Stated task:
Would you transcribe all of the data exactly, down to the last character?

· · ·

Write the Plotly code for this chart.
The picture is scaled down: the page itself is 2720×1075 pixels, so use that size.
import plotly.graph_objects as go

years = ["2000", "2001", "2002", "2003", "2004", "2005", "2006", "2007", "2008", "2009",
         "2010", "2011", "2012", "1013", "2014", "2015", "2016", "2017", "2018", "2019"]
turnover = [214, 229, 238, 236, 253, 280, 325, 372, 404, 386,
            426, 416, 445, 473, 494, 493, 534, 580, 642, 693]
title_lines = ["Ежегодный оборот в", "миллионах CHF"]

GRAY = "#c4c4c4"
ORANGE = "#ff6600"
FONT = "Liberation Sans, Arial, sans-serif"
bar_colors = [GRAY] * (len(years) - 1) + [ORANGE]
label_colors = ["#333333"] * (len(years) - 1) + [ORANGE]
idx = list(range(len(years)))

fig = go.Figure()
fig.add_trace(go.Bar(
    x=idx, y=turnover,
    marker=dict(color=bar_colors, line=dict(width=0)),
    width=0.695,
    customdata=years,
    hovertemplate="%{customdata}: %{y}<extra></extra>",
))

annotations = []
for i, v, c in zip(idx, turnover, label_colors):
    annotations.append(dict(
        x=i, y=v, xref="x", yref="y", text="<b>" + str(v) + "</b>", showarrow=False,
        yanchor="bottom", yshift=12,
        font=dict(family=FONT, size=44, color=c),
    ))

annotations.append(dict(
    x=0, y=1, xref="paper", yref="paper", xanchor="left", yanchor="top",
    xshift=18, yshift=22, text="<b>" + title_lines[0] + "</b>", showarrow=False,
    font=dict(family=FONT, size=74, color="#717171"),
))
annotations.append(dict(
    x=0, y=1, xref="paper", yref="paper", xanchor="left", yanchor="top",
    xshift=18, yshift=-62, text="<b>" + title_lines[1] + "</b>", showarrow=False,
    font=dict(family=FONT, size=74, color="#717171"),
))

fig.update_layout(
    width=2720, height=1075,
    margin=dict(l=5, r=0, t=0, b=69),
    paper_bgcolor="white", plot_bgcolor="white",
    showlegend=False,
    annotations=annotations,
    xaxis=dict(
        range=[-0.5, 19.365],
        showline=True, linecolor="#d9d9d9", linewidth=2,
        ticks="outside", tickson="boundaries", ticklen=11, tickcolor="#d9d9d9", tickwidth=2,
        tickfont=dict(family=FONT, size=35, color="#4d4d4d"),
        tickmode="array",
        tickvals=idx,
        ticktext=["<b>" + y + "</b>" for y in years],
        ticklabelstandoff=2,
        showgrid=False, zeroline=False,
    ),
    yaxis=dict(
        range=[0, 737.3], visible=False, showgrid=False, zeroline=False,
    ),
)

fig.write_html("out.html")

· · ·

Exercise answer:
Write the Plotly code for this chart.
The picture is scaled down: the page itself is 2720×1075 pixels, so use that size.
import plotly.graph_objects as go

years = ["2000", "2001", "2002", "2003", "2004", "2005", "2006", "2007", "2008", "2009",
         "2010", "2011", "2012", "1013", "2014", "2015", "2016", "2017", "2018", "2019"]
turnover = [214, 229, 238, 236, 253, 280, 325, 372, 404, 386,
            426, 416, 445, 473, 494, 493, 534, 580, 642, 693]
title_lines = ["Ежегодный оборот в", "миллионах CHF"]

GRAY = "#c4c4c4"
ORANGE = "#ff6600"
FONT = "Liberation Sans, Arial, sans-serif"
bar_colors = [GRAY] * (len(years) - 1) + [ORANGE]
label_colors = ["#333333"] * (len(years) - 1) + [ORANGE]
idx = list(range(len(years)))

fig = go.Figure()
fig.add_trace(go.Bar(
    x=idx, y=turnover,
    marker=dict(color=bar_colors, line=dict(width=0)),
    width=0.695,
    customdata=years,
    hovertemplate="%{customdata}: %{y}<extra></extra>",
))

annotations = []
for i, v, c in zip(idx, turnover, label_colors):
    annotations.append(dict(
        x=i, y=v, xref="x", yref="y", text="<b>" + str(v) + "</b>", showarrow=False,
        yanchor="bottom", yshift=12,
        font=dict(family=FONT, size=44, color=c),
    ))

annotations.append(dict(
    x=0, y=1, xref="paper", yref="paper", xanchor="left", yanchor="top",
    xshift=18, yshift=22, text="<b>" + title_lines[0] + "</b>", showarrow=False,
    font=dict(family=FONT, size=74, color="#717171"),
))
annotations.append(dict(
    x=0, y=1, xref="paper", yref="paper", xanchor="left", yanchor="top",
    xshift=18, yshift=-62, text="<b>" + title_lines[1] + "</b>", showarrow=False,
    font=dict(family=FONT, size=74, color="#717171"),
))

fig.update_layout(
    width=2720, height=1075,
    margin=dict(l=5, r=0, t=0, b=69),
    paper_bgcolor="white", plot_bgcolor="white",
    showlegend=False,
    annotations=annotations,
    xaxis=dict(
        range=[-0.5, 19.365],
        showline=True, linecolor="#d9d9d9", linewidth=2,
        ticks="outside", tickson="boundaries", ticklen=11, tickcolor="#d9d9d9", tickwidth=2,
        tickfont=dict(family=FONT, size=35, color="#4d4d4d"),
        tickmode="array",
        tickvals=idx,
        ticktext=["<b>" + y + "</b>" for y in years],
        ticklabelstandoff=2,
        showgrid=False, zeroline=False,
    ),
    yaxis=dict(
        range=[0, 737.3], visible=False, showgrid=False, zeroline=False,
    ),
)

fig.write_html("out.html")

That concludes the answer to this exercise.